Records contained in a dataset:

= = =

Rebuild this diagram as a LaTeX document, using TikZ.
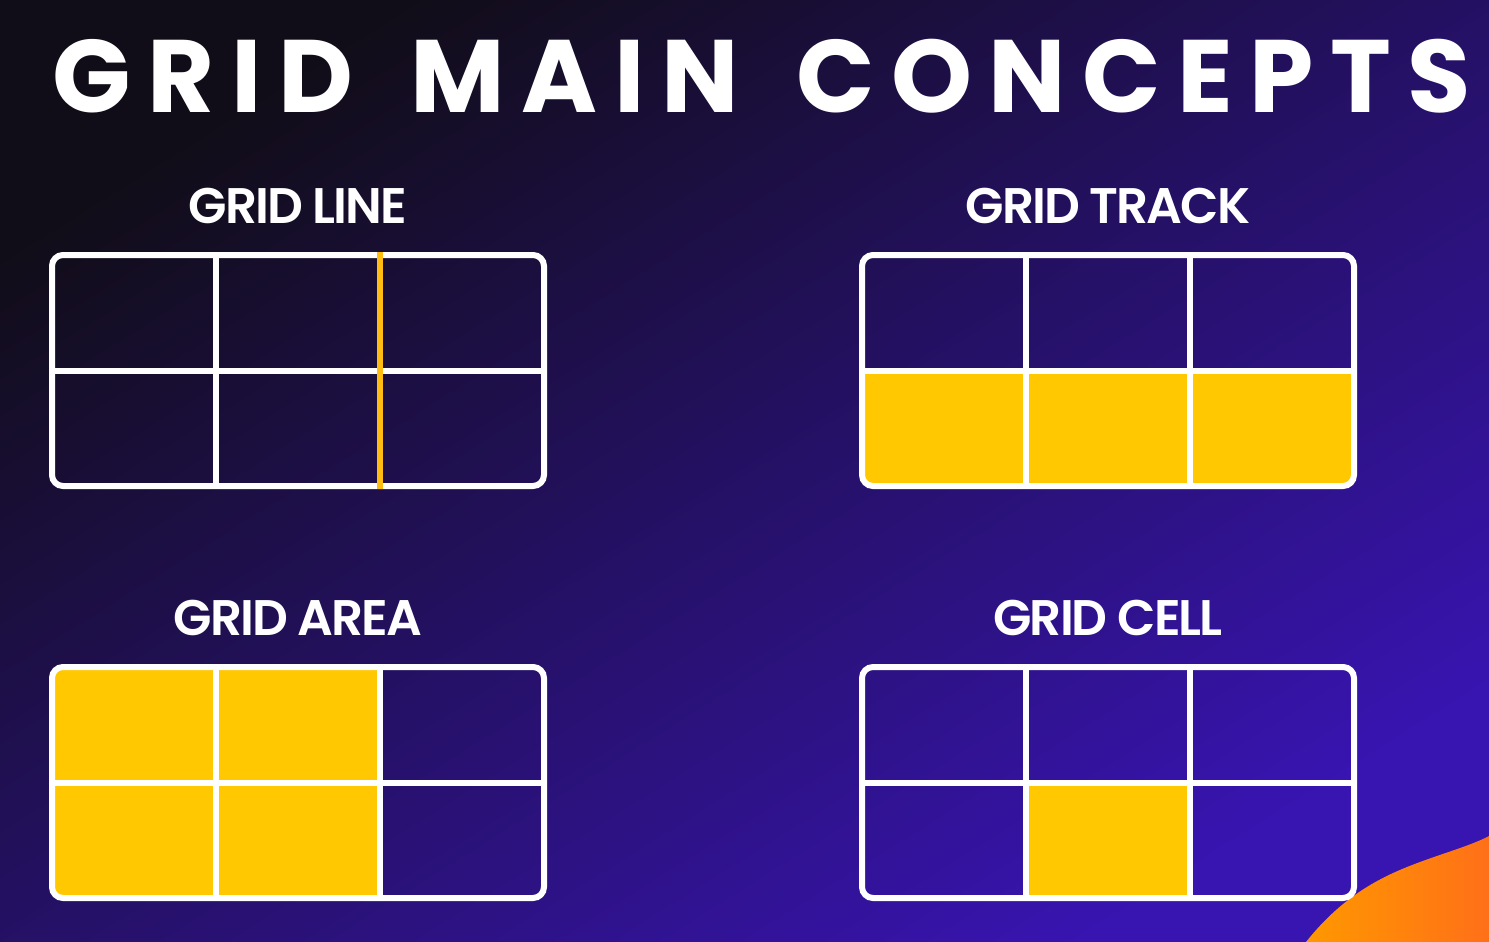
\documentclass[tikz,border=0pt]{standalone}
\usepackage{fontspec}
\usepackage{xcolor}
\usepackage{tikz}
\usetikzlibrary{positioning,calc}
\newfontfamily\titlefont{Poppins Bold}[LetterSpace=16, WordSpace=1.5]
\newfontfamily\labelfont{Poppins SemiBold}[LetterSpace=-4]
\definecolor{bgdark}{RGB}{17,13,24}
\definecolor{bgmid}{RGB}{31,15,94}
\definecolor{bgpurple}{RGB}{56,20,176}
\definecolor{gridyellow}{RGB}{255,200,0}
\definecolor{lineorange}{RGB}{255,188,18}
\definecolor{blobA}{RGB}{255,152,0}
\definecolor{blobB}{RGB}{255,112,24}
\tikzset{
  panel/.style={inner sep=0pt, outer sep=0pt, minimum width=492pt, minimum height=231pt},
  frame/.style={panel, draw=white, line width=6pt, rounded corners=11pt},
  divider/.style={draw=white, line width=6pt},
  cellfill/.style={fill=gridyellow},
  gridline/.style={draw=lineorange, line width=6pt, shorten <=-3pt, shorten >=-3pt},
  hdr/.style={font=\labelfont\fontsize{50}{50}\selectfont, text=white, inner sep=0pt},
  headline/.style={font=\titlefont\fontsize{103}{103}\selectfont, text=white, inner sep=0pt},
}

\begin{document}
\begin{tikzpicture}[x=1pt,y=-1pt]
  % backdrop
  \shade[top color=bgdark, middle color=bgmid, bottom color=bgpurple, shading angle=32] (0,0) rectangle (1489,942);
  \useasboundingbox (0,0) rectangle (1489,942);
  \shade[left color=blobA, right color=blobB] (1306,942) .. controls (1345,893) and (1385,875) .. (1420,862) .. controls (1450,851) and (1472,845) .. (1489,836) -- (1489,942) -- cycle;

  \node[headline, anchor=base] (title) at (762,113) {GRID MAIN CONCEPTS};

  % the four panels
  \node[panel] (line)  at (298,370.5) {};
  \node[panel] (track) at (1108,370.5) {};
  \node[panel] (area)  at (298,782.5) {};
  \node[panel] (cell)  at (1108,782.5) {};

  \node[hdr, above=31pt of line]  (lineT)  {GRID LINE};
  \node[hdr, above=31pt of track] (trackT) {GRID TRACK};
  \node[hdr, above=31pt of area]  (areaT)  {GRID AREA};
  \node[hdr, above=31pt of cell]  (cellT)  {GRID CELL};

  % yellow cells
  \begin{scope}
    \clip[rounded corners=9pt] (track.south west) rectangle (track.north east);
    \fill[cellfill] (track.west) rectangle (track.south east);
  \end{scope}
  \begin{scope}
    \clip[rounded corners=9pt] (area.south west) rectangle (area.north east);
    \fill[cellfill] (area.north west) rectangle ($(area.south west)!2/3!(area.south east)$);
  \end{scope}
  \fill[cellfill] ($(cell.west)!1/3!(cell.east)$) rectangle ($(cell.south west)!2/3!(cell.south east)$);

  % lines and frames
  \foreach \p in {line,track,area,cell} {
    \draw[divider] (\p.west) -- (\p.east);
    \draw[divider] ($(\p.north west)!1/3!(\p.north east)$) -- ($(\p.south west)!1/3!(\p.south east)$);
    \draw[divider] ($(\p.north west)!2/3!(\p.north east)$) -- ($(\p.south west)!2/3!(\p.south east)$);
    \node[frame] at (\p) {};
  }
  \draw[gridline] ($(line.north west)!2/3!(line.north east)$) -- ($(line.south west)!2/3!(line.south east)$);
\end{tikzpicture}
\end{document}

= = =

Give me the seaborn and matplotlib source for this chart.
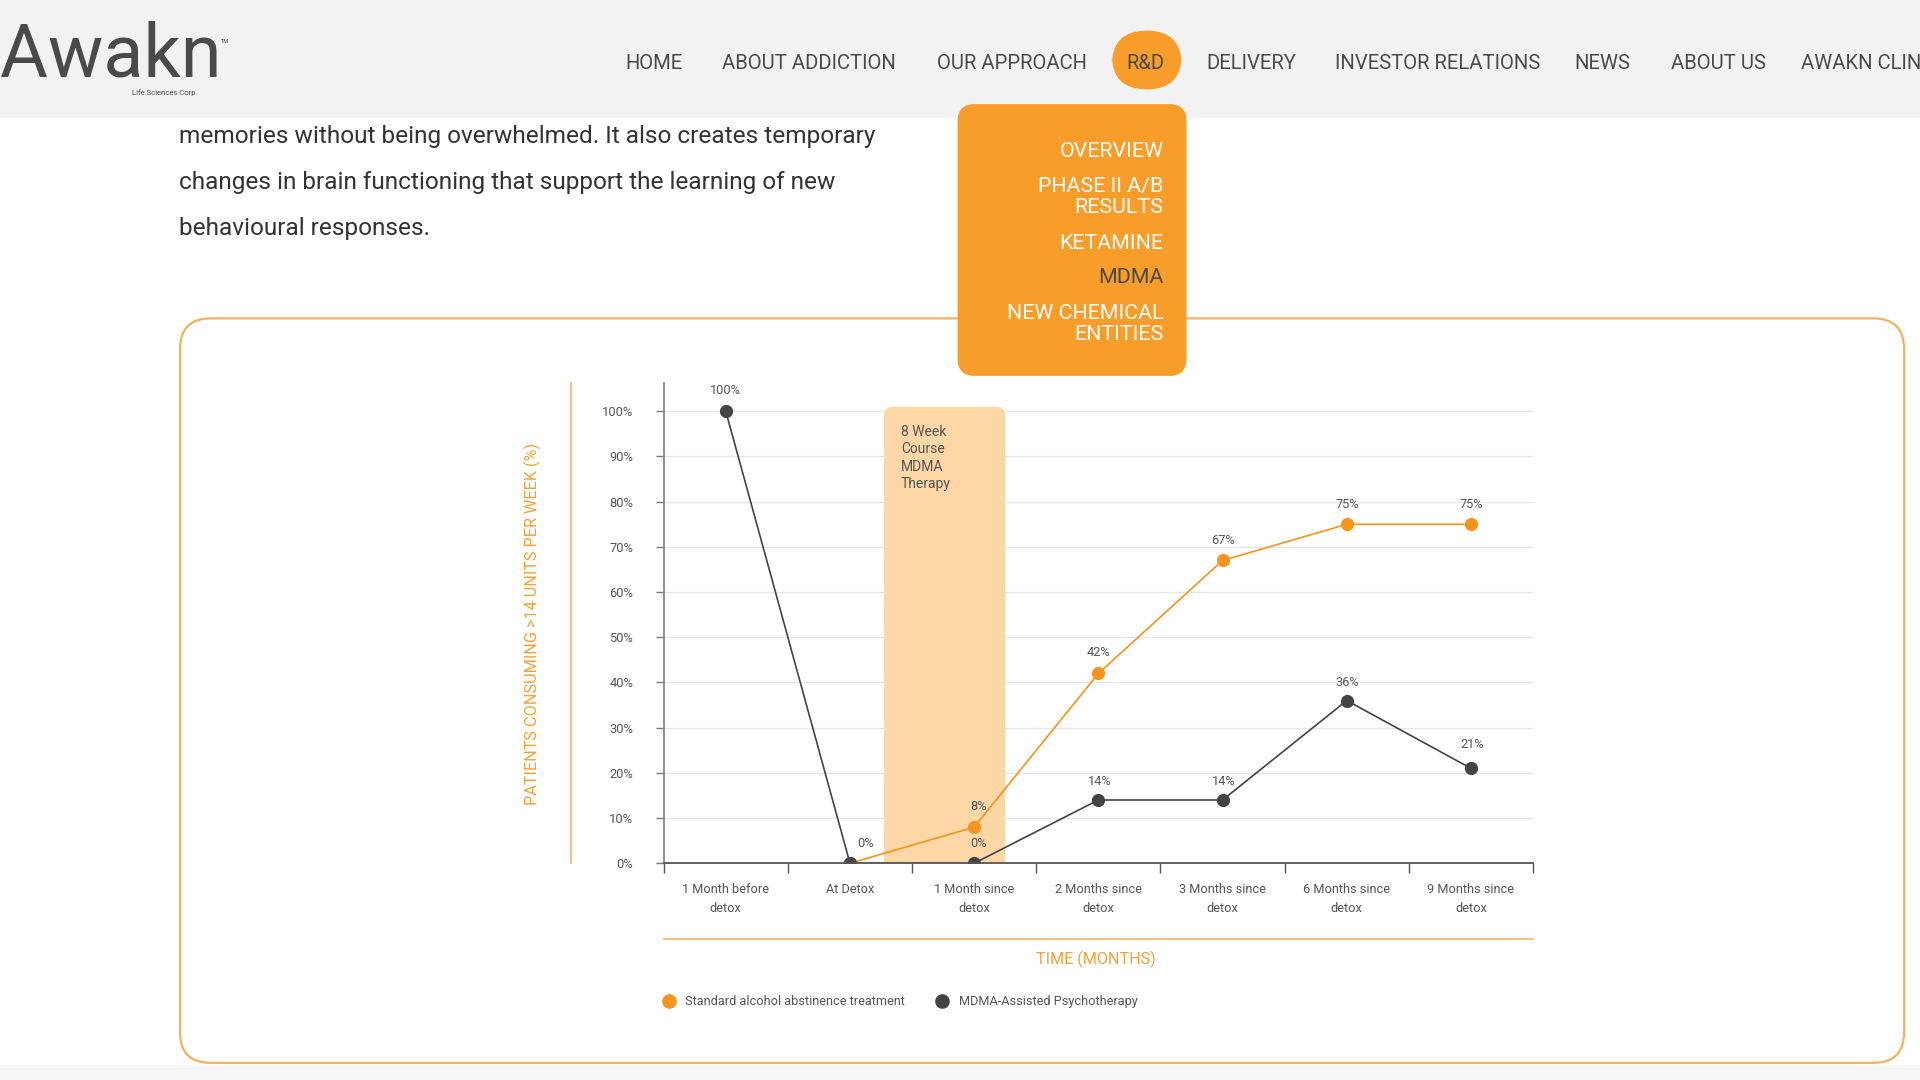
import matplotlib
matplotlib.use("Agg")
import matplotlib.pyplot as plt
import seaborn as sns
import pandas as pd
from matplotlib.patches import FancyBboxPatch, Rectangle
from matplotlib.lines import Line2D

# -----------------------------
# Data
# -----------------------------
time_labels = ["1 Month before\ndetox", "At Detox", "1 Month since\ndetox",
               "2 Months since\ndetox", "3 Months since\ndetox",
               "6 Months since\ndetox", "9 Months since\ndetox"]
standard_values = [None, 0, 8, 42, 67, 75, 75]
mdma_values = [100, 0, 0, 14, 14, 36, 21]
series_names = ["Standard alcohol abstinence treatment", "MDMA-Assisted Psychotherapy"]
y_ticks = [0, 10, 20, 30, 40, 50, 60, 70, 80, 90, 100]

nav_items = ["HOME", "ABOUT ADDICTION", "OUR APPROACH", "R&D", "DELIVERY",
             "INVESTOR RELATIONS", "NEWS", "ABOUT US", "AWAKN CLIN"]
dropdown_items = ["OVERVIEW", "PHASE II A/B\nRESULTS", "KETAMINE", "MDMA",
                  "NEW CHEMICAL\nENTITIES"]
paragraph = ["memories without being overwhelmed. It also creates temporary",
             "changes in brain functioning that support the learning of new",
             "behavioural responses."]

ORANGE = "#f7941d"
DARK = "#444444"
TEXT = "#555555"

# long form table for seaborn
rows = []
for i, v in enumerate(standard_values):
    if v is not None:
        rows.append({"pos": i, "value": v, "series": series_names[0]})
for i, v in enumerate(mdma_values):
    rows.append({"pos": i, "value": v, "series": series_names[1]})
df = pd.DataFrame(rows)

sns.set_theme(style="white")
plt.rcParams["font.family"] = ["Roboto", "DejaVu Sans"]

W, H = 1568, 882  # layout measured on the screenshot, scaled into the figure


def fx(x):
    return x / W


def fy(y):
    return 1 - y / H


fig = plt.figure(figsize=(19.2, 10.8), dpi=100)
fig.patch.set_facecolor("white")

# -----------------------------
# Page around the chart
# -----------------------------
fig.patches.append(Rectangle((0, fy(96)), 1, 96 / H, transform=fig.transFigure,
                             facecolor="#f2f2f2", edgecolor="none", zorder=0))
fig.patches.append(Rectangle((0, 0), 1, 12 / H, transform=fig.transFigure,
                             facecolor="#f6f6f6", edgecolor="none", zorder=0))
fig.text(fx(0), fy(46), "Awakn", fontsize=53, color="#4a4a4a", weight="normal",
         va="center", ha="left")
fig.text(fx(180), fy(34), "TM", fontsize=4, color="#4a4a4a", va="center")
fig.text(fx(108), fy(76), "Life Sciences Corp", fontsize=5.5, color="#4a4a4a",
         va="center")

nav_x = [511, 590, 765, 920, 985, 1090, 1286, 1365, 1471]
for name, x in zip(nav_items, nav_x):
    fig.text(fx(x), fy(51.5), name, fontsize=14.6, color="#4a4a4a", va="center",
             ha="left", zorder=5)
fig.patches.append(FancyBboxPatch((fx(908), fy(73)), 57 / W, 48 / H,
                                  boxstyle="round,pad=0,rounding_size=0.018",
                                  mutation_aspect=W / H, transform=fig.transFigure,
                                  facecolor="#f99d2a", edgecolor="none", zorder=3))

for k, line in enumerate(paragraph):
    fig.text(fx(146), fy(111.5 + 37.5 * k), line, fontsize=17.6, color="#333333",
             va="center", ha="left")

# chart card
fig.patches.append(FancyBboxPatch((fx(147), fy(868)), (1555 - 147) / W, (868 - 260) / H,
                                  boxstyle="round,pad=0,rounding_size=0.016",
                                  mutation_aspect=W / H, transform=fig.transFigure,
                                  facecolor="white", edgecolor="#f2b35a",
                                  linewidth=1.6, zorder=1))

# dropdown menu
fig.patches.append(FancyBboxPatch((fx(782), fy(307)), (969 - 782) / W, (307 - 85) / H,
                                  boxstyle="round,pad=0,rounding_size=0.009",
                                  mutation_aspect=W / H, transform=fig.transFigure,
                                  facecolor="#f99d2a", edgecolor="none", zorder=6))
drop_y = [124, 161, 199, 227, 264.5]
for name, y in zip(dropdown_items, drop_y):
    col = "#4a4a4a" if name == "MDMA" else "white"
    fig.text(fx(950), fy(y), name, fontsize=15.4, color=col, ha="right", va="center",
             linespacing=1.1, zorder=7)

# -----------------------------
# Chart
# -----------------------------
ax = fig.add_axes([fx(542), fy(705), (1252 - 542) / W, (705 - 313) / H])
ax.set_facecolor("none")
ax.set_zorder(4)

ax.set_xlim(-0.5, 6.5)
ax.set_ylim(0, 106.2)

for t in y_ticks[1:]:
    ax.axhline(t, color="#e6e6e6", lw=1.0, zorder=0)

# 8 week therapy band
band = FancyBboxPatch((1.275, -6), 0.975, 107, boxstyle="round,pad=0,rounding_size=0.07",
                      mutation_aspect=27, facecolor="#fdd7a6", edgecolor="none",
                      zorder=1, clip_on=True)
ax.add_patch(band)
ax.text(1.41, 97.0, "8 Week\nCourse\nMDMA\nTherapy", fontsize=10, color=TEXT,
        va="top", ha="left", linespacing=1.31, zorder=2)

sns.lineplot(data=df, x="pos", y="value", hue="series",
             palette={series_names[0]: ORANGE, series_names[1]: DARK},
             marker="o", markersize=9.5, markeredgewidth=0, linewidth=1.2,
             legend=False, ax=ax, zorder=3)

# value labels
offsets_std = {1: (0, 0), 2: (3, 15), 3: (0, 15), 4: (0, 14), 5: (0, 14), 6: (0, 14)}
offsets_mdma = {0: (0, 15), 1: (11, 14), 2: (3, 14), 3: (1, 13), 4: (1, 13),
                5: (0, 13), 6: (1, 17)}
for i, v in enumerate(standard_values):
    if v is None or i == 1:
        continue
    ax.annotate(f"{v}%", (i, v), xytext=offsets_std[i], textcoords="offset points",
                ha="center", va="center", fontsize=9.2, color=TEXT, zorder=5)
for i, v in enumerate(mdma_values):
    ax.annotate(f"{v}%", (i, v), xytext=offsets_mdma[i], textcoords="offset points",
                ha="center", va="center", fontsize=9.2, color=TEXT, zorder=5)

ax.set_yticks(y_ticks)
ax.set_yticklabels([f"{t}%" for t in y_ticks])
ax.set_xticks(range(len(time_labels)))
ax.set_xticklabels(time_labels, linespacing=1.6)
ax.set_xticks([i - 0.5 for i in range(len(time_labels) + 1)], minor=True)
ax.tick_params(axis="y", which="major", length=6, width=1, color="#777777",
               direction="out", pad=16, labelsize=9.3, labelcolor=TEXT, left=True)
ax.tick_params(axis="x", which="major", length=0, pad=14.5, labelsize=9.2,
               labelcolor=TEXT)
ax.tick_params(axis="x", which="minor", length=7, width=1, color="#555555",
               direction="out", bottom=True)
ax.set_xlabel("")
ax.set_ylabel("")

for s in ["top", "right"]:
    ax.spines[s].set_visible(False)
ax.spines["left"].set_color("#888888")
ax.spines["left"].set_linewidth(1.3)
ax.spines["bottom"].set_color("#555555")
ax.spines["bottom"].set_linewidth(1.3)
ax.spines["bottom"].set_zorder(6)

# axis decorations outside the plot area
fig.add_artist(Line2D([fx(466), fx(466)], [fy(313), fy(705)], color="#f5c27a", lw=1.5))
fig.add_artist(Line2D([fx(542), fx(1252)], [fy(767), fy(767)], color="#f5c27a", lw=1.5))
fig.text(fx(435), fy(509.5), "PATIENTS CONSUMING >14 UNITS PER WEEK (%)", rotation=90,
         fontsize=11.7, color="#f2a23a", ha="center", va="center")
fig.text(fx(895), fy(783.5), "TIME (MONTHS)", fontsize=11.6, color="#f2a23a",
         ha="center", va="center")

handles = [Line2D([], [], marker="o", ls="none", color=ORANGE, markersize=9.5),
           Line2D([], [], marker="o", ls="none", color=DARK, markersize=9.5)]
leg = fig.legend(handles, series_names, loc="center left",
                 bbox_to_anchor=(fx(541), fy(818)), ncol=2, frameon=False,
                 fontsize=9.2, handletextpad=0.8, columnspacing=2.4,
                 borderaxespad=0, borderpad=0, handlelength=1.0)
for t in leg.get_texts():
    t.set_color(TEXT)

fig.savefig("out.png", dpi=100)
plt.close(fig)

= = =

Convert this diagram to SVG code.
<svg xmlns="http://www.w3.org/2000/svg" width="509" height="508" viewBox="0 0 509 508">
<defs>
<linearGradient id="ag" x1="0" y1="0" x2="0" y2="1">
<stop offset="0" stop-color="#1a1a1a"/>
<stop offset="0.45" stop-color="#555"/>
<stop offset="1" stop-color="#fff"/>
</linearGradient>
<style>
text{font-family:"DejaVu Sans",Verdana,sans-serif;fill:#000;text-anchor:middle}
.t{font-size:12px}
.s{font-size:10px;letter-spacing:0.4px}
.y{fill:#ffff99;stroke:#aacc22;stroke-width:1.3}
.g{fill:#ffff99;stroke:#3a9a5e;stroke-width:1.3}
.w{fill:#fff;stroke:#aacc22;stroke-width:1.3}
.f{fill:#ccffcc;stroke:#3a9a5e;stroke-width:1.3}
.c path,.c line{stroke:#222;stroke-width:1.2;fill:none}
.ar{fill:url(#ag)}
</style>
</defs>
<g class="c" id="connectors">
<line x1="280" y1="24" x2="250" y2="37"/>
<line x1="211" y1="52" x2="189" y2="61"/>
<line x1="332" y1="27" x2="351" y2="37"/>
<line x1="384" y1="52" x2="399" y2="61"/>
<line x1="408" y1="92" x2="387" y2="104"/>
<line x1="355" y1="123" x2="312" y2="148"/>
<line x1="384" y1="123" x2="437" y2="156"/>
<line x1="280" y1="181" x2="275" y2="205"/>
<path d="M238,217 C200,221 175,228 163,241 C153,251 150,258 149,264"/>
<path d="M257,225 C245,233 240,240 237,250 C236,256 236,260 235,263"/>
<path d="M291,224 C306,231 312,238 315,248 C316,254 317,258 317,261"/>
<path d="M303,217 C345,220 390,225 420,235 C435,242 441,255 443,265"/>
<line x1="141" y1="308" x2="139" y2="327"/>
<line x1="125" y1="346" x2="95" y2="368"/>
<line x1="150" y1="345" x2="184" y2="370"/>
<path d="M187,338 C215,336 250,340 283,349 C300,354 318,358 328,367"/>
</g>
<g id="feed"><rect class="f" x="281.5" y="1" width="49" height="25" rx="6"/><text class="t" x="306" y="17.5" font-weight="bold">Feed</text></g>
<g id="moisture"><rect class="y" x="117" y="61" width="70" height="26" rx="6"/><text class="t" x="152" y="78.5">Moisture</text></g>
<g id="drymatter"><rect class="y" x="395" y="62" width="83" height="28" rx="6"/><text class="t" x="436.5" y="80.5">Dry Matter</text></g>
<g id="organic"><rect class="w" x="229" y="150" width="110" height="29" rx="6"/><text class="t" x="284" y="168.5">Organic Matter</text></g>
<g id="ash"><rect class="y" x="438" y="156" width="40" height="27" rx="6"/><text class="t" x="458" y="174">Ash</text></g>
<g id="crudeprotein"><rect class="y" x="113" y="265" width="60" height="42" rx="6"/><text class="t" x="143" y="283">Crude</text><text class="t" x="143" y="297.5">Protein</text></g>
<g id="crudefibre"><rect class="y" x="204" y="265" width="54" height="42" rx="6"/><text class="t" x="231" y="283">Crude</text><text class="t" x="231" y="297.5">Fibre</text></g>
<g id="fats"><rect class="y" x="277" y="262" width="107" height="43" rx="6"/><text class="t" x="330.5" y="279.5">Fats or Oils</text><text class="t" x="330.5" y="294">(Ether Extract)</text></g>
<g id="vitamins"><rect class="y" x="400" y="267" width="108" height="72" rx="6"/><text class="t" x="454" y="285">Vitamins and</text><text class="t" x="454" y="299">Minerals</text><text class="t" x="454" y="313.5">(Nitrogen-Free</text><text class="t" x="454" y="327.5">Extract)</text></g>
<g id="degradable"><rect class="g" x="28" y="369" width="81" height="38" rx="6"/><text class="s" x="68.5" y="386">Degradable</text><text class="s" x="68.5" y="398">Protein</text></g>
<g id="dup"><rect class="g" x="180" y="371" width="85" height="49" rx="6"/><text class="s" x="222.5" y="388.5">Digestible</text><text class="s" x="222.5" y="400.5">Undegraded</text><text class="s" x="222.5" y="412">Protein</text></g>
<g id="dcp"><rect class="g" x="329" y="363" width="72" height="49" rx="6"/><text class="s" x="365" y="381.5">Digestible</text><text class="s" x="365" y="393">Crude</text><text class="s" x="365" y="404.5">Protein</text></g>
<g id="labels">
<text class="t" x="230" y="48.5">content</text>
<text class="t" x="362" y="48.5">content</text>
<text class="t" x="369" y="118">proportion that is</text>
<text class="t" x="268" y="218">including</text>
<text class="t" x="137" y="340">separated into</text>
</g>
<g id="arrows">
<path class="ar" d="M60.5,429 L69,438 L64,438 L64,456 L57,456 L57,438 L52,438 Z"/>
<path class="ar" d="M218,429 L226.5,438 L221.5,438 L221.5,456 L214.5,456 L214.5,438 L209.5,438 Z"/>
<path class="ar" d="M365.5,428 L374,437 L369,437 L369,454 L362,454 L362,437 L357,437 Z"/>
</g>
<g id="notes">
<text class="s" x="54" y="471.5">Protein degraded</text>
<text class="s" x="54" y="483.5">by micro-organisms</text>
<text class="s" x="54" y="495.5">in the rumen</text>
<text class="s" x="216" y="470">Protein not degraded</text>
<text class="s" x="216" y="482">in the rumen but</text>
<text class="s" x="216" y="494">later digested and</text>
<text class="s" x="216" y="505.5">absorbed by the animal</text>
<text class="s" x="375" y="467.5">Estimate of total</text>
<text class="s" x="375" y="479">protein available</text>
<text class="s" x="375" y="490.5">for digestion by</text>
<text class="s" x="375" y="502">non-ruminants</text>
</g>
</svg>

= = =

What this task involves: Leave the pictures out, and transcribe exactly the lines above starting at the one that contains "Rebuild this diagram" and ending at the one that contains "above=31pt of cell]".

Result for this exercise:
Rebuild this diagram as a LaTeX document, using TikZ.
\documentclass[tikz,border=0pt]{standalone}
\usepackage{fontspec}
\usepackage{xcolor}
\usepackage{tikz}
\usetikzlibrary{positioning,calc}
\newfontfamily\titlefont{Poppins Bold}[LetterSpace=16, WordSpace=1.5]
\newfontfamily\labelfont{Poppins SemiBold}[LetterSpace=-4]
\definecolor{bgdark}{RGB}{17,13,24}
\definecolor{bgmid}{RGB}{31,15,94}
\definecolor{bgpurple}{RGB}{56,20,176}
\definecolor{gridyellow}{RGB}{255,200,0}
\definecolor{lineorange}{RGB}{255,188,18}
\definecolor{blobA}{RGB}{255,152,0}
\definecolor{blobB}{RGB}{255,112,24}
\tikzset{
  panel/.style={inner sep=0pt, outer sep=0pt, minimum width=492pt, minimum height=231pt},
  frame/.style={panel, draw=white, line width=6pt, rounded corners=11pt},
  divider/.style={draw=white, line width=6pt},
  cellfill/.style={fill=gridyellow},
  gridline/.style={draw=lineorange, line width=6pt, shorten <=-3pt, shorten >=-3pt},
  hdr/.style={font=\labelfont\fontsize{50}{50}\selectfont, text=white, inner sep=0pt},
  headline/.style={font=\titlefont\fontsize{103}{103}\selectfont, text=white, inner sep=0pt},
}

\begin{document}
\begin{tikzpicture}[x=1pt,y=-1pt]
  % backdrop
  \shade[top color=bgdark, middle color=bgmid, bottom color=bgpurple, shading angle=32] (0,0) rectangle (1489,942);
  \useasboundingbox (0,0) rectangle (1489,942);
  \shade[left color=blobA, right color=blobB] (1306,942) .. controls (1345,893) and (1385,875) .. (1420,862) .. controls (1450,851) and (1472,845) .. (1489,836) -- (1489,942) -- cycle;

  \node[headline, anchor=base] (title) at (762,113) {GRID MAIN CONCEPTS};

  % the four panels
  \node[panel] (line)  at (298,370.5) {};
  \node[panel] (track) at (1108,370.5) {};
  \node[panel] (area)  at (298,782.5) {};
  \node[panel] (cell)  at (1108,782.5) {};

  \node[hdr, above=31pt of line]  (lineT)  {GRID LINE};
  \node[hdr, above=31pt of track] (trackT) {GRID TRACK};
  \node[hdr, above=31pt of area]  (areaT)  {GRID AREA};
  \node[hdr, above=31pt of cell]  (cellT)  {GRID CELL};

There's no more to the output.